EXERCISE OBJECTIVE: What is wanted is an exact restatement of the lines from the one with "Write the matplotlib code for this chart." through the one with "plt.rcParams['font.family'] = ['Liberation", both included, and of no other lines.

SOURCE RECORDS:
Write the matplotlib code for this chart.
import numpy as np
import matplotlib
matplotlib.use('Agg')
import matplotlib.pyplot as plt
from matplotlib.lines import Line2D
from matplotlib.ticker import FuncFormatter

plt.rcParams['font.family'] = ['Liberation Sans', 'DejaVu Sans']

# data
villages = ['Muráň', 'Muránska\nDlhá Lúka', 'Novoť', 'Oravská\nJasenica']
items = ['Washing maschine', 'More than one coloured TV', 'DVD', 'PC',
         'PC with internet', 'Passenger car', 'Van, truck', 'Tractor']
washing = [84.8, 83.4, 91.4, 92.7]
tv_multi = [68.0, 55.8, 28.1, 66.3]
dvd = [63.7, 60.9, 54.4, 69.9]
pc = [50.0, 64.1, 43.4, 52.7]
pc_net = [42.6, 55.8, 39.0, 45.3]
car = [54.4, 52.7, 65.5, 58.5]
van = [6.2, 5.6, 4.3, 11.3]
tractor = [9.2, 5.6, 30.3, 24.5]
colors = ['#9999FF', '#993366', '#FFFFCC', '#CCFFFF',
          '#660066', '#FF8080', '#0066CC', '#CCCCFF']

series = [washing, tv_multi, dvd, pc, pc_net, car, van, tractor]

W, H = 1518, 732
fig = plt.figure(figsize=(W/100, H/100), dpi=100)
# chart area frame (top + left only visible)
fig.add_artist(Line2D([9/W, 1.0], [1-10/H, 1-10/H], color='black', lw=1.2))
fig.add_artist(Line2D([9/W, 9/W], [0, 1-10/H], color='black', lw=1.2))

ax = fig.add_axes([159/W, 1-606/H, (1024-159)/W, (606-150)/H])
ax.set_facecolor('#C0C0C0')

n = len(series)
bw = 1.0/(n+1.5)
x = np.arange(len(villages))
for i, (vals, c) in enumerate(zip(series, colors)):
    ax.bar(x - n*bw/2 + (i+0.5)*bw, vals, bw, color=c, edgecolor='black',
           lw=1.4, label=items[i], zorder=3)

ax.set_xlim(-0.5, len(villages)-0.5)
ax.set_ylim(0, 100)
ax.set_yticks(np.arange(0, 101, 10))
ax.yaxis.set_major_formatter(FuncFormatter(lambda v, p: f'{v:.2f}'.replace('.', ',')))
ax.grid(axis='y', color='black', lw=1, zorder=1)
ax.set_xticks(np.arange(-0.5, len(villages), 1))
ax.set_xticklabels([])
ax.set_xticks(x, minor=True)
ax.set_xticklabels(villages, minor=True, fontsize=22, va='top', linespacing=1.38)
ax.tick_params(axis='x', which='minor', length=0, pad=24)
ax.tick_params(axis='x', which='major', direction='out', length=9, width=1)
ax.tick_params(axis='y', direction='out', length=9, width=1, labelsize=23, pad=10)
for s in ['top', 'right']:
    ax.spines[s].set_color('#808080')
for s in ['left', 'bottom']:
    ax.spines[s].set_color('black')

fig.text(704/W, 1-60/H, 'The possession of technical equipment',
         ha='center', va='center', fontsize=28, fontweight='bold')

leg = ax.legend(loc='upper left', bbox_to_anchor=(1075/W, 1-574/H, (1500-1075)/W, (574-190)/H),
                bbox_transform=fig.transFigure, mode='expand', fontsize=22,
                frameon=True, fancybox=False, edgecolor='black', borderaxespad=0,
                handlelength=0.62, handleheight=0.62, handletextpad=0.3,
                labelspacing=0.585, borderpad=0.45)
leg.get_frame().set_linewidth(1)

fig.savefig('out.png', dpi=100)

---

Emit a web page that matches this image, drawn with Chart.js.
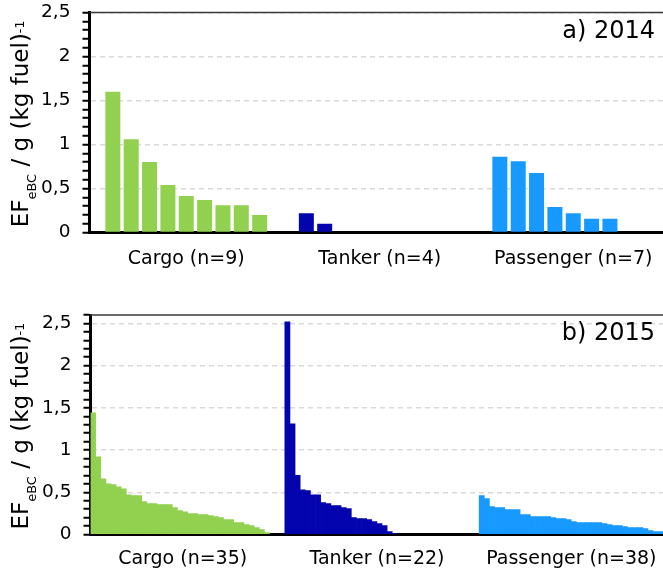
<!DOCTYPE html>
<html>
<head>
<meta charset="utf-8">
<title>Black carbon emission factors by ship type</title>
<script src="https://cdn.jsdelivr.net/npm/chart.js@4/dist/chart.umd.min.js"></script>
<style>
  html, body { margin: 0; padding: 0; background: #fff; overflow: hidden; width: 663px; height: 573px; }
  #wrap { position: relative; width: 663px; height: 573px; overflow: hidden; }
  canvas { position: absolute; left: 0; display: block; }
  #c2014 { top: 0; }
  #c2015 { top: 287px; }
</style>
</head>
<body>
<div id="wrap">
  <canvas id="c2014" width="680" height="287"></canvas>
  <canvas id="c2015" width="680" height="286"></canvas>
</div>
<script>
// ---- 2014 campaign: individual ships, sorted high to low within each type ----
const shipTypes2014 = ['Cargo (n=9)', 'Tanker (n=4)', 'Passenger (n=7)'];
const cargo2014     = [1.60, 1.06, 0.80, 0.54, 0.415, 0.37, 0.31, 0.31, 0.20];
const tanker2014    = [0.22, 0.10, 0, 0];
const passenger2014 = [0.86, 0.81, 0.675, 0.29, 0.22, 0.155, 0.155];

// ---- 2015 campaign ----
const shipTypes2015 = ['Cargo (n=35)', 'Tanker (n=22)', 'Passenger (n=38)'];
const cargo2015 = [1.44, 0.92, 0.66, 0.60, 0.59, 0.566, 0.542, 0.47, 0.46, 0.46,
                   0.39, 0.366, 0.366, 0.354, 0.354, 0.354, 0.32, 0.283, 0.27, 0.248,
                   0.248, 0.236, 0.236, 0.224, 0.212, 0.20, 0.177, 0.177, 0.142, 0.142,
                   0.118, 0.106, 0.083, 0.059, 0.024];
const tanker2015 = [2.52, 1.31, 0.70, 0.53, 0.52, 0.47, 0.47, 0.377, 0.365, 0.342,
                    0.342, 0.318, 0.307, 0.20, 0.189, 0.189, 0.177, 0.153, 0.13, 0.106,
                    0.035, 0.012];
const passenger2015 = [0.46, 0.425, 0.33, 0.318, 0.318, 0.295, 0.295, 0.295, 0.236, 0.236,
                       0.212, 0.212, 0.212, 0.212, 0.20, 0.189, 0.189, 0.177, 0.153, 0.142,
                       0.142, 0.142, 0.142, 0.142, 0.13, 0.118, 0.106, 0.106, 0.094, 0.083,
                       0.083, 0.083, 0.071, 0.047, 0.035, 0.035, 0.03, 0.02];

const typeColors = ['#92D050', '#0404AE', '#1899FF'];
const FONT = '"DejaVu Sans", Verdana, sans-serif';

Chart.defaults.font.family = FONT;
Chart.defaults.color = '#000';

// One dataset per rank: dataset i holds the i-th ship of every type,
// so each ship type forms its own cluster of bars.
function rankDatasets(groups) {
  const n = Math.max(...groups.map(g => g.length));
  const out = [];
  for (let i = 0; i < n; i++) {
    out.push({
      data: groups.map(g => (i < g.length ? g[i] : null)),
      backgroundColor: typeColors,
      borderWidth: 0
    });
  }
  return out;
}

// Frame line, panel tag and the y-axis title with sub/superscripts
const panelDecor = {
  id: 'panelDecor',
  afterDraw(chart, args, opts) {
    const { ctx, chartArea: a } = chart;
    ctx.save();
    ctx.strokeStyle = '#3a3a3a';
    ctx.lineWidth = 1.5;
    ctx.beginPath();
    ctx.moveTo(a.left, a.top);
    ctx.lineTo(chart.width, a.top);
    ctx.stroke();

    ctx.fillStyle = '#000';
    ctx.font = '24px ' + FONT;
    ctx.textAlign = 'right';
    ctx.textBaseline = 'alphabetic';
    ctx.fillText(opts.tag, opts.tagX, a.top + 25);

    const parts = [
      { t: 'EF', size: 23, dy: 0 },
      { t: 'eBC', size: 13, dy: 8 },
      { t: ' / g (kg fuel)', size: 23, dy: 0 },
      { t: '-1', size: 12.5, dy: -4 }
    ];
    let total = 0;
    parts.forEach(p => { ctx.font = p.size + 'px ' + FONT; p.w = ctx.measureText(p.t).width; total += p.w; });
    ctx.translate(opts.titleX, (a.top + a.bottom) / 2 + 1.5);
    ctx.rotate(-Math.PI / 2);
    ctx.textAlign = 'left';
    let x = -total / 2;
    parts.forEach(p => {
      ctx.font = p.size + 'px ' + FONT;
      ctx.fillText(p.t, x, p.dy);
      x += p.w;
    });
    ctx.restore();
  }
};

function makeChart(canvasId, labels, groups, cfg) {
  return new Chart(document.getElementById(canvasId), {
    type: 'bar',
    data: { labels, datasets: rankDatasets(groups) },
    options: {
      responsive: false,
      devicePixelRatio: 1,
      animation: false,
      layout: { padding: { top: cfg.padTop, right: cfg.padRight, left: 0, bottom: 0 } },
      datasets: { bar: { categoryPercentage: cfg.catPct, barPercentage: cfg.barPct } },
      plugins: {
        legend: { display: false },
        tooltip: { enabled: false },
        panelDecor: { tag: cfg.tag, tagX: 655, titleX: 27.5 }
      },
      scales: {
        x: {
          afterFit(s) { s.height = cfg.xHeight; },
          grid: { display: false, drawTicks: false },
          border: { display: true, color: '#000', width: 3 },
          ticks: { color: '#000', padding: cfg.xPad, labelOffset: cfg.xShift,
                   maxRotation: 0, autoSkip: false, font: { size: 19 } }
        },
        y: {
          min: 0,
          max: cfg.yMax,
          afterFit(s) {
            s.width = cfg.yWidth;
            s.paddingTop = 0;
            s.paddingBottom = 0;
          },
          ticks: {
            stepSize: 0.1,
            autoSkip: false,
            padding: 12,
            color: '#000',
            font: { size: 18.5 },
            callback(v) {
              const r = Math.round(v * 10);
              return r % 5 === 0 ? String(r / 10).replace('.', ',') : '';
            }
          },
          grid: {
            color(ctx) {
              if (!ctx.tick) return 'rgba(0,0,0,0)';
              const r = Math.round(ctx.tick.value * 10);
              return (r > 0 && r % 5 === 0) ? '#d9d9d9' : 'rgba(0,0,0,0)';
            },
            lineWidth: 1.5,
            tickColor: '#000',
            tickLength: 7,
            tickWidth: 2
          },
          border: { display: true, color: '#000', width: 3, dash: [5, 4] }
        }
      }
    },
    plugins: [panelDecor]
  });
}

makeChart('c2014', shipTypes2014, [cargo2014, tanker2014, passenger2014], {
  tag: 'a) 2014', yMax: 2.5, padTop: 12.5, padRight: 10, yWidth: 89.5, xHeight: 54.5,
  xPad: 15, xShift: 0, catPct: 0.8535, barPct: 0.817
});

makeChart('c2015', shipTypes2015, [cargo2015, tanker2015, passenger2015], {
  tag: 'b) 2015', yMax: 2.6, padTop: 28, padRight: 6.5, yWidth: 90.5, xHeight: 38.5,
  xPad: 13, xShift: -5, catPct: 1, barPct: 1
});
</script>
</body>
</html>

OUTPUT FOR THIS EXERCISE:
Write the matplotlib code for this chart.
import numpy as np
import matplotlib
matplotlib.use('Agg')
import matplotlib.pyplot as plt
from matplotlib.lines import Line2D
from matplotlib.ticker import FuncFormatter

plt.rcParams['font.family'] = ['Liberation Sans', 'DejaVu Sans']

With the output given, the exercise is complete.